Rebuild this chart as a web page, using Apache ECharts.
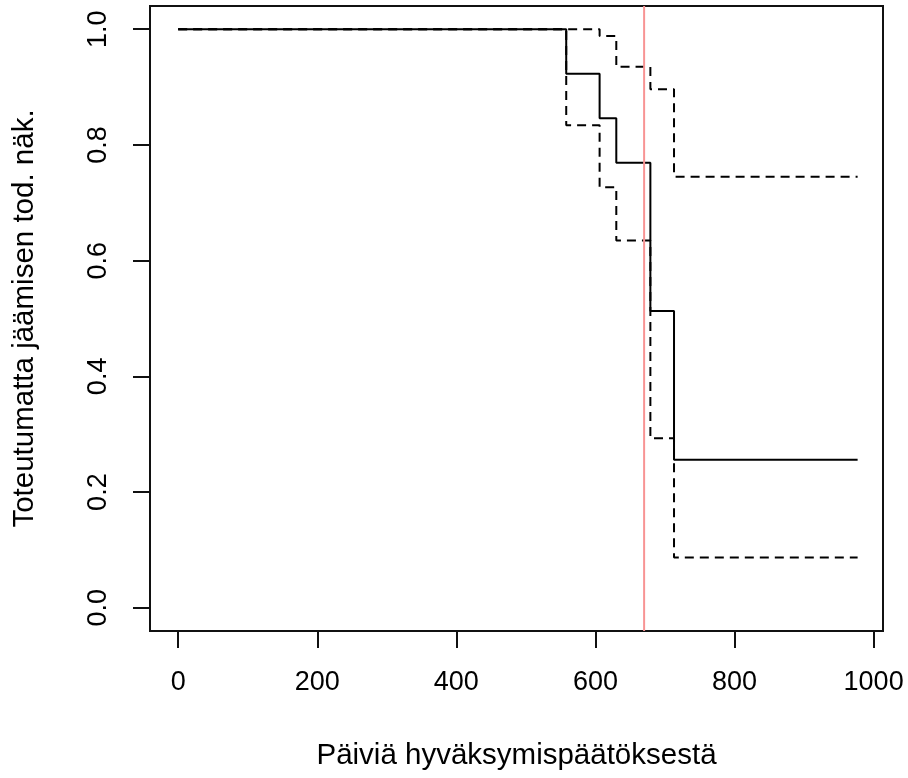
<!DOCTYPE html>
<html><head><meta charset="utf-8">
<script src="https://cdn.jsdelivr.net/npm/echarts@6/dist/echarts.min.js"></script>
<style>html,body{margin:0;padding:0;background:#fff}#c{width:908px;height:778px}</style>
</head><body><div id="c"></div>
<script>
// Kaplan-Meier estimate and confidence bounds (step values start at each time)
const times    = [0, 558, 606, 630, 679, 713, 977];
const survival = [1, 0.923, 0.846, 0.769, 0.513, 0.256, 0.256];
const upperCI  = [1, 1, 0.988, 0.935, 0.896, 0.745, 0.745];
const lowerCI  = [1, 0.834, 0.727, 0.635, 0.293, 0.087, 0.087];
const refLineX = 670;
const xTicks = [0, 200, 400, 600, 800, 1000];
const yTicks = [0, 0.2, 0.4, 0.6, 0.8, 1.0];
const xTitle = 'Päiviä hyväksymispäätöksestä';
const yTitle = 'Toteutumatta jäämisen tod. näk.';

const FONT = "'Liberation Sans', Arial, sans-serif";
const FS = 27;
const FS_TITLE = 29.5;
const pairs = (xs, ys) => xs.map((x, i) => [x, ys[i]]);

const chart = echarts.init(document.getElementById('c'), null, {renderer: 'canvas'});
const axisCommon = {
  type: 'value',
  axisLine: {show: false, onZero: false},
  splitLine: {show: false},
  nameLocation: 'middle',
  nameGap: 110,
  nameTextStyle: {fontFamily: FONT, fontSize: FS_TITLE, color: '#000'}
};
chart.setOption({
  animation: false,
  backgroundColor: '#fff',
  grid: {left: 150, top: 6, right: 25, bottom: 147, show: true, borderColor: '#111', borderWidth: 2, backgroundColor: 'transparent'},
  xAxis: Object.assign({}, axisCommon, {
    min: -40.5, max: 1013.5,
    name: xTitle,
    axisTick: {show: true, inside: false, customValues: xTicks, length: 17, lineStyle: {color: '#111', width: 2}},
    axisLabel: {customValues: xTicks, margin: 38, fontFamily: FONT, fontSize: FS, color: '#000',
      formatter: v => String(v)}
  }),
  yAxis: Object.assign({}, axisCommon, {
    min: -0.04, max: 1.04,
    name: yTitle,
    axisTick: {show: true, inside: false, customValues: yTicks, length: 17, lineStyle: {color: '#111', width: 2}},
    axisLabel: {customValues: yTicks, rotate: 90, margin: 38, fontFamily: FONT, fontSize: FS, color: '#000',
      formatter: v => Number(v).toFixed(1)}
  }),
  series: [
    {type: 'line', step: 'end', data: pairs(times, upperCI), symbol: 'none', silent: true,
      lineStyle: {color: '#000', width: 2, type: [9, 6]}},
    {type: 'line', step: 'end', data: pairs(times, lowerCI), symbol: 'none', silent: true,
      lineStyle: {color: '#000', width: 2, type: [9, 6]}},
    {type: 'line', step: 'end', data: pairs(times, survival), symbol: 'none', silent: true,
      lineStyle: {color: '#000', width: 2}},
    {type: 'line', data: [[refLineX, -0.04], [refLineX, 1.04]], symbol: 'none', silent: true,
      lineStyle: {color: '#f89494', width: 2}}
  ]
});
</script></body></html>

※

● **Your objective**:
Restate the material word for word from its first line through the line containing "const pairs = (xs, ys)", both included; the pictures do not belong in it.

● **Exercise response**:
Rebuild this chart as a web page, using Apache ECharts.
<!DOCTYPE html>
<html><head><meta charset="utf-8">
<script src="https://cdn.jsdelivr.net/npm/echarts@6/dist/echarts.min.js"></script>
<style>html,body{margin:0;padding:0;background:#fff}#c{width:908px;height:778px}</style>
</head><body><div id="c"></div>
<script>
// Kaplan-Meier estimate and confidence bounds (step values start at each time)
const times    = [0, 558, 606, 630, 679, 713, 977];
const survival = [1, 0.923, 0.846, 0.769, 0.513, 0.256, 0.256];
const upperCI  = [1, 1, 0.988, 0.935, 0.896, 0.745, 0.745];
const lowerCI  = [1, 0.834, 0.727, 0.635, 0.293, 0.087, 0.087];
const refLineX = 670;
const xTicks = [0, 200, 400, 600, 800, 1000];
const yTicks = [0, 0.2, 0.4, 0.6, 0.8, 1.0];
const xTitle = 'Päiviä hyväksymispäätöksestä';
const yTitle = 'Toteutumatta jäämisen tod. näk.';

const FONT = "'Liberation Sans', Arial, sans-serif";
const FS = 27;
const FS_TITLE = 29.5;
const pairs = (xs, ys) => xs.map((x, i) => [x, ys[i]]);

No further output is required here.